Su una scala più piccola, è significativa la data di scadenza del nuovo accordo tra Eni e Qatar Energy per il gas liquefatto: 2053, un milione di tonnellate all'anno per sfamare il rigassificatore di Piombino.
«Il World Energy Outlook mostra come le rinnovabili stiano decollando e abbiano il potenziale per rimpiazzare rapidamente i combustibili fossili, ma ogni investimento in nuove estrazioni mina e rallenta questa transizione», commenta Kelly Trout, direttrice di ricerca di Oil Change International, che aggiunge come tutte le aziende coinvolte nelle recenti acquisizioni, sia i compratori, Chevron e Exxon Mobil, che i comprati, Hess e Pioneer, fossero nella top 20 dei più attivi in nuovi investimenti nei combustibili che causano la crisi climatica. Come si può leggere questo dilemma?
Finora, nonostante lo sviluppo furibondo delle rinnovabili, la quota di carbone, petrolio e gas non era scesa, rimanendo ferma all'80%. Vuol dire che non stavamo sostituendo energia sporca con energia pulita, ma solo sommando le due, perché nel frattempo i consumi erano cresciuti e la torta si era allargata. Secondo i calcoli della IEA la quota di combustibili fossili, cioè il numero più importante di tutti, sta cominciando finalmente a scendere, e potrebbe arrivare al 73% nel 2030. Ancora troppo, ma è il segnale che l'elettrificazione porta anche una razionalizzazione, e quindi a un uso più efficiente: fare quello che facevamo prima ma usando meno energia.
Secondo Hannah Ritchie, ricercatrice dell'Università di Oxford che porta avanti il progetto Our World in Data, questo è il processo chiave: il consumo energetico in un mondo post-transizione scende del 40%, da 416 a 247 ExaJoule. Anche secondo IEA i consumi primari caleranno dell'1,5% ogni anno da qui al 2030, per le stesse dinamiche: elettrificazione ed efficienza.
Al momento tutti stanno facendo la propria scommessa. I giganti oil&gas non credono agli impegni dei governi (né tanto meno ai propri) e puntano a un mondo in cui si continueranno a consumare petrolio e gas. Inflazione e crisi energetica li hanno riempiti di cash, che stanno usando per consolidare il business invece che cambiarlo. Il ministro saudita per l'energia, Abdulaziz bin Salman, che non ha un'opinione pubblica a cui mentire, ha commentato: «Non penso che comprerebbero asset che hanno in mente di congelare a breve». Secondo la IEA, stanno buttando i propri soldi, oltre a «scommettere sul disastro climatico», come dice Trout di Oil Change International.

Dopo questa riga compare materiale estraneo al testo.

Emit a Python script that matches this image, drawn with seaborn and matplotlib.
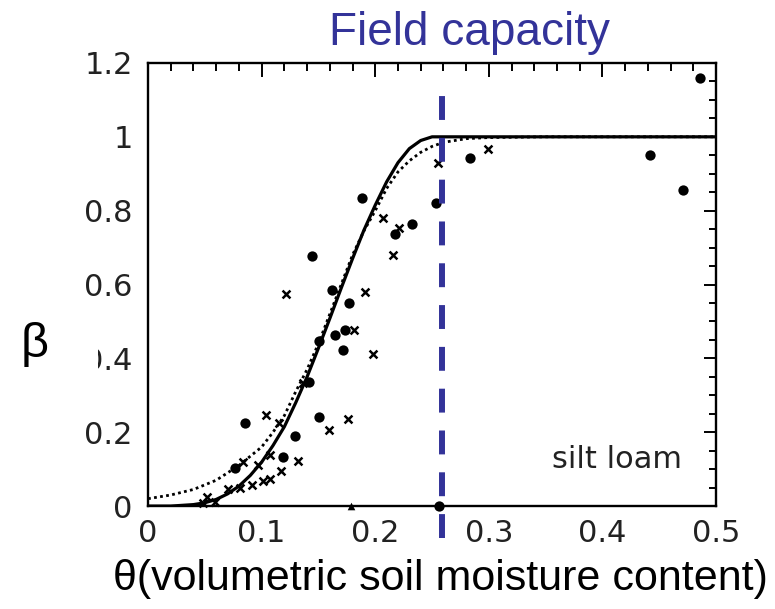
import matplotlib
matplotlib.use("Agg")
import matplotlib.pyplot as plt
from matplotlib.patches import Rectangle
import numpy as np
import pandas as pd
import seaborn as sns

# --- evaporation efficiency curves (silt loam) ---
theta_solid = [0.00, 0.02, 0.04, 0.05, 0.06, 0.07, 0.08, 0.09, 0.10, 0.11, 0.12,
               0.13, 0.14, 0.15, 0.16, 0.17, 0.18, 0.19, 0.20, 0.21, 0.22, 0.23,
               0.24, 0.25, 0.50]
beta_solid = [0.0, 0.0, 0.004, 0.009, 0.018, 0.033, 0.054, 0.083, 0.119, 0.164, 0.215,
              0.28, 0.35, 0.428, 0.508, 0.59, 0.67, 0.747, 0.815, 0.878, 0.93, 0.968,
              0.99, 1.0, 1.0]

theta_dotted = [0.00, 0.02, 0.04, 0.06, 0.08, 0.10, 0.11, 0.12, 0.13, 0.14, 0.15,
                0.16, 0.17, 0.18, 0.19, 0.20, 0.21, 0.22, 0.23, 0.24, 0.25, 0.26,
                0.28, 0.30, 0.35, 0.50]
beta_dotted = [0.02, 0.03, 0.045, 0.07, 0.11, 0.16, 0.20, 0.245, 0.31, 0.37, 0.44,
               0.52, 0.60, 0.68, 0.745, 0.80, 0.86, 0.905, 0.935, 0.958, 0.974, 0.985,
               0.995, 0.998, 1.0, 1.0]

# --- observations ---
theta_dots = [0.0766, 0.0854, 0.1191, 0.1294, 0.142, 0.144, 0.1508, 0.1508, 0.1617,
              0.1646, 0.1719, 0.1734, 0.1773, 0.188, 0.217, 0.232, 0.2535, 0.2565,
              0.283, 0.442, 0.4706, 0.486]
beta_dots = [0.102, 0.224, 0.132, 0.19, 0.337, 0.676, 0.448, 0.24, 0.585,
             0.463, 0.423, 0.477, 0.549, 0.835, 0.737, 0.763, 0.822, 0.0,
             0.942, 0.951, 0.856, 1.16]

theta_cross = [0.0487, 0.0517, 0.059, 0.0707, 0.081, 0.0913, 0.1015, 0.1074, 0.0833,
               0.097, 0.1074, 0.1168, 0.1323, 0.1039, 0.1156, 0.1593, 0.1763, 0.1367,
               0.1215, 0.1813, 0.1977, 0.191, 0.216, 0.207, 0.221, 0.2555, 0.2996]
beta_cross = [0.007, 0.025, 0.012, 0.045, 0.048, 0.057, 0.068, 0.073, 0.12,
              0.111, 0.138, 0.095, 0.123, 0.247, 0.224, 0.206, 0.236, 0.333,
              0.575, 0.477, 0.412, 0.581, 0.68, 0.78, 0.753, 0.93, 0.967]

theta_tri = [0.179]
beta_tri = [0.0]

field_capacity = 0.2585

x_ticks = [0.0, 0.1, 0.2, 0.3, 0.4, 0.5]
x_ticklabels = ["0", "0.1", "0.2", "0.3", "0.4", "0.5"]
y_ticks = [0.0, 0.2, 0.4, 0.6, 0.8, 1.0, 1.2]
y_ticklabels = ["0", "0.2", "0.4", "0.6", "0.8", "1", "1.2"]

sns.set_theme(style="white")
plt.rcParams["font.family"] = ["DejaVu Sans"]

fig = plt.figure(figsize=(7.75, 6.09), dpi=100)
ax = fig.add_axes([0.191, 0.169, 0.733, 0.7276])

solid_df = pd.DataFrame({"theta": theta_solid, "beta": beta_solid})
dotted_df = pd.DataFrame({"theta": theta_dotted, "beta": beta_dotted})
dots_df = pd.DataFrame({"theta": theta_dots, "beta": beta_dots})
cross_df = pd.DataFrame({"theta": theta_cross, "beta": beta_cross})
tri_df = pd.DataFrame({"theta": theta_tri, "beta": beta_tri})

sns.lineplot(data=solid_df, x="theta", y="beta", ax=ax, color="black",
             lw=2.3, sort=False, zorder=3)
sns.lineplot(data=dotted_df, x="theta", y="beta", ax=ax, color="black",
             lw=2.0, sort=False, linestyle=(0, (1, 1.2)), zorder=3)

sns.scatterplot(data=dots_df, x="theta", y="beta", ax=ax, color="black",
                marker="o", s=55, edgecolor="black", linewidth=0, zorder=4,
                clip_on=False)
sns.scatterplot(data=cross_df, x="theta", y="beta", ax=ax, color="black",
                marker="x", s=32, linewidth=1.8, zorder=4, clip_on=False)
sns.scatterplot(data=tri_df, x="theta", y="beta", ax=ax, color="black",
                marker="^", s=30, linewidth=0, zorder=4, clip_on=False)

# field-capacity marker
ax.plot([field_capacity, field_capacity], [-0.087, 1.114], color="#333399",
        lw=4.3, dashes=(4, 3), clip_on=False, zorder=5, solid_capstyle="butt",
        dash_capstyle="butt")

ax.set_xlim(0, 0.5)
ax.set_ylim(0, 1.2)
ax.set_xticks(x_ticks)
ax.set_xticklabels(x_ticklabels)
ax.set_yticks(y_ticks)
ax.set_yticklabels(y_ticklabels)
ax.set_xticks(np.arange(0, 0.501, 0.02), minor=True)
ax.set_yticks(np.arange(0, 1.201, 0.05), minor=True)
ax.set_xlabel("")
ax.set_ylabel("")

ax.tick_params(axis="both", which="both", direction="in", top=True, right=True,
               color="black", width=1.4, labelsize=22, labelcolor="#222222")
ax.tick_params(axis="x", which="major", length=10, pad=9)
ax.tick_params(axis="x", which="minor", length=5.5)
ax.tick_params(axis="y", which="major", length=8.5, pad=11)
ax.tick_params(axis="y", which="minor", length=5)
for sp in ax.spines.values():
    sp.set_visible(True)
    sp.set_color("black")
    sp.set_linewidth(1.7)

ax.text(0.356, 0.103, "silt loam", fontsize=22, color="#222222",
        ha="left", va="baseline", family="DejaVu Sans")

# annotations
fig.text(0.606, 0.926, "Field capacity", fontsize=33, color="#333399",
         ha="center", va="baseline", family=["Liberation Sans", "DejaVu Sans"])
fig.text(0.568, 0.031, "θ(volumetric soil moisture content)", fontsize=31,
         color="black", ha="center", va="baseline",
         family=["Liberation Sans", "DejaVu Sans"])
fig.patches.append(Rectangle((0.07, 0.39), 0.056, 0.055, transform=fig.transFigure,
                             facecolor="white", edgecolor="none", zorder=10))
fig.text(0.0445, 0.414, "β", fontsize=35, color="black", ha="center",
         va="baseline", family=["Liberation Sans", "DejaVu Sans"], zorder=11)

fig.savefig("out.png", dpi=100)
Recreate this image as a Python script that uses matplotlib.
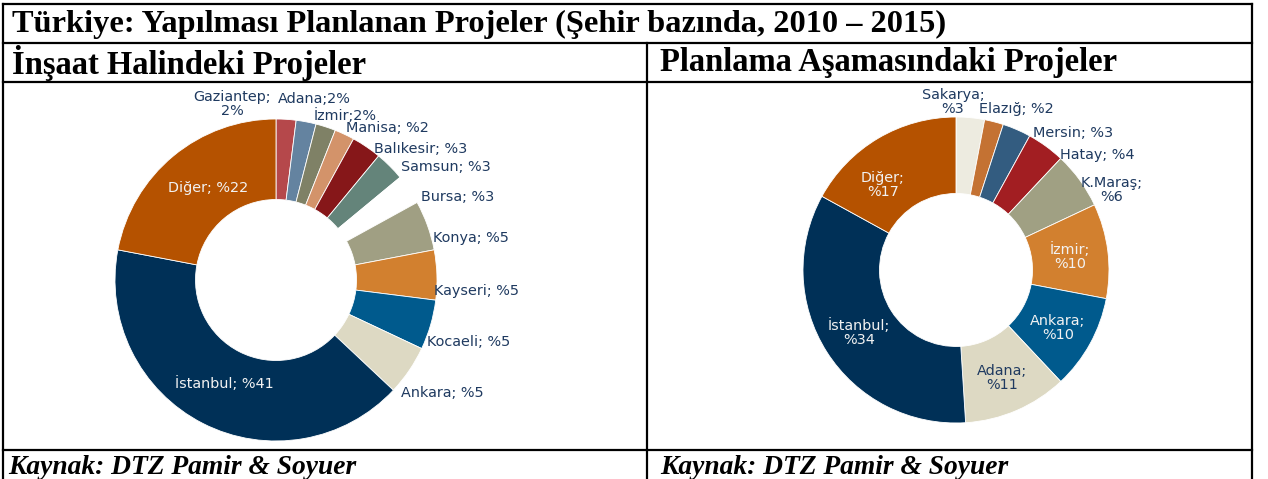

Un'altra lettura importante dei dati IEA è sulla ricerca tecnologica. La decarbonizzazione dell'energia può essere divisa in due parti: quella facile e quella difficile. La parte facile (dove ovviamente ci vogliono molte virgolette) comprende produzione di elettricità, riscaldamento degli edifici, automobili: qui i numeri sono confortanti, abbiamo la tecnologia, abbiamo le soluzioni, ma è necessario combattere l'inerzia e le resistenze, è una questione di volontà politica contro gli investimenti convenienti nel presente ma senza futuro industriale (oltre che tossici per il clima) di Chevron, Exxon, Eni, che rischiano di rallentare un processo che sta invece decollando.
Ma poi c'è la parte difficile, i settori su cui non sappiamo ancora come ridurre le emissioni, gli enigmi tecnologici: aviazione, trasporto marittimo, industria pesante. Anche qui però non servono più petrolio e gas, ma più ricerca. La buona notizia è che nel 2021 ci mancavano soluzioni per il 50% della torta energetica, già due anni dopo siamo a corto di tecnologia «solo» per il 35%. Ed è un altro dato che può nutrire allo stesso modo le narrazioni di ottimisti e pessimisti.